Given request: Make an exact copy of the lines below.

################

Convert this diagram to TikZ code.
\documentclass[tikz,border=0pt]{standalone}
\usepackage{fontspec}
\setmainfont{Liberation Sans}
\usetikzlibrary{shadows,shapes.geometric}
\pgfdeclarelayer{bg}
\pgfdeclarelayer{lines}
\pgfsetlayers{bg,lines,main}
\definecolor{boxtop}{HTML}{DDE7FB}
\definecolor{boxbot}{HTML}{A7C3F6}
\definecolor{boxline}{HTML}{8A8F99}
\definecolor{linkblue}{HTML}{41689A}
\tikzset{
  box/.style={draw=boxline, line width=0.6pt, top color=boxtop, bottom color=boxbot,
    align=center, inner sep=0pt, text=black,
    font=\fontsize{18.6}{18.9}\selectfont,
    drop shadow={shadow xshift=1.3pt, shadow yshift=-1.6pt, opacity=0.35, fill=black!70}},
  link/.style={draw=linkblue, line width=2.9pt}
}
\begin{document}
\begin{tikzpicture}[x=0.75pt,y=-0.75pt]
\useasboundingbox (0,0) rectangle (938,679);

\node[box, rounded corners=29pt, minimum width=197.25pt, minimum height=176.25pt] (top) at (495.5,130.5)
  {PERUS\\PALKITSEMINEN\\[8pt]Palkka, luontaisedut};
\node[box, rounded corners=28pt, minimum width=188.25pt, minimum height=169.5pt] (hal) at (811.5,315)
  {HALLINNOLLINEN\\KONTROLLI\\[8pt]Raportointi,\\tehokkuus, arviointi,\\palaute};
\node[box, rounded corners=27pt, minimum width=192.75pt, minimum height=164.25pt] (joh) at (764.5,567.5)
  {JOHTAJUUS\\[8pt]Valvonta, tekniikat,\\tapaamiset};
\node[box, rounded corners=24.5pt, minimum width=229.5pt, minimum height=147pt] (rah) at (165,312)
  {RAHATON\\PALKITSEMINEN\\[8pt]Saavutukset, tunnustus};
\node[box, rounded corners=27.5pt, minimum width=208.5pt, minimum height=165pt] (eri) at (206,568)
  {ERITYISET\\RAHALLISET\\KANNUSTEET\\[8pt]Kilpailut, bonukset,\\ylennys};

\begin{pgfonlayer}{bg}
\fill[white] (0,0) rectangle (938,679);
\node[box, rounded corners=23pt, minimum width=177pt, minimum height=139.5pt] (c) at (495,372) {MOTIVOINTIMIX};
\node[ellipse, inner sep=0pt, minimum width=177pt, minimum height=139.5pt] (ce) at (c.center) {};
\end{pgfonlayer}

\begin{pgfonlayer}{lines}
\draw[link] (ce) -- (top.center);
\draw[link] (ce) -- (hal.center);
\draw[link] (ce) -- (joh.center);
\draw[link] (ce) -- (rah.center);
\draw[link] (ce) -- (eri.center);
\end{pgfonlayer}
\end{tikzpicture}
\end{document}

################

Task answer:
Convert this diagram to TikZ code.
\documentclass[tikz,border=0pt]{standalone}
\usepackage{fontspec}
\setmainfont{Liberation Sans}
\usetikzlibrary{shadows,shapes.geometric}
\pgfdeclarelayer{bg}
\pgfdeclarelayer{lines}
\pgfsetlayers{bg,lines,main}
\definecolor{boxtop}{HTML}{DDE7FB}
\definecolor{boxbot}{HTML}{A7C3F6}
\definecolor{boxline}{HTML}{8A8F99}
\definecolor{linkblue}{HTML}{41689A}
\tikzset{
  box/.style={draw=boxline, line width=0.6pt, top color=boxtop, bottom color=boxbot,
    align=center, inner sep=0pt, text=black,
    font=\fontsize{18.6}{18.9}\selectfont,
    drop shadow={shadow xshift=1.3pt, shadow yshift=-1.6pt, opacity=0.35, fill=black!70}},
  link/.style={draw=linkblue, line width=2.9pt}
}
\begin{document}
\begin{tikzpicture}[x=0.75pt,y=-0.75pt]
\useasboundingbox (0,0) rectangle (938,679);

\node[box, rounded corners=29pt, minimum width=197.25pt, minimum height=176.25pt] (top) at (495.5,130.5)
  {PERUS\\PALKITSEMINEN\\[8pt]Palkka, luontaisedut};
\node[box, rounded corners=28pt, minimum width=188.25pt, minimum height=169.5pt] (hal) at (811.5,315)
  {HALLINNOLLINEN\\KONTROLLI\\[8pt]Raportointi,\\tehokkuus, arviointi,\\palaute};
\node[box, rounded corners=27pt, minimum width=192.75pt, minimum height=164.25pt] (joh) at (764.5,567.5)
  {JOHTAJUUS\\[8pt]Valvonta, tekniikat,\\tapaamiset};
\node[box, rounded corners=24.5pt, minimum width=229.5pt, minimum height=147pt] (rah) at (165,312)
  {RAHATON\\PALKITSEMINEN\\[8pt]Saavutukset, tunnustus};
\node[box, rounded corners=27.5pt, minimum width=208.5pt, minimum height=165pt] (eri) at (206,568)
  {ERITYISET\\RAHALLISET\\KANNUSTEET\\[8pt]Kilpailut, bonukset,\\ylennys};

\begin{pgfonlayer}{bg}
\fill[white] (0,0) rectangle (938,679);
\node[box, rounded corners=23pt, minimum width=177pt, minimum height=139.5pt] (c) at (495,372) {MOTIVOINTIMIX};
\node[ellipse, inner sep=0pt, minimum width=177pt, minimum height=139.5pt] (ce) at (c.center) {};
\end{pgfonlayer}

\begin{pgfonlayer}{lines}
\draw[link] (ce) -- (top.center);
\draw[link] (ce) -- (hal.center);
\draw[link] (ce) -- (joh.center);
\draw[link] (ce) -- (rah.center);
\draw[link] (ce) -- (eri.center);
\end{pgfonlayer}
\end{tikzpicture}
\end{document}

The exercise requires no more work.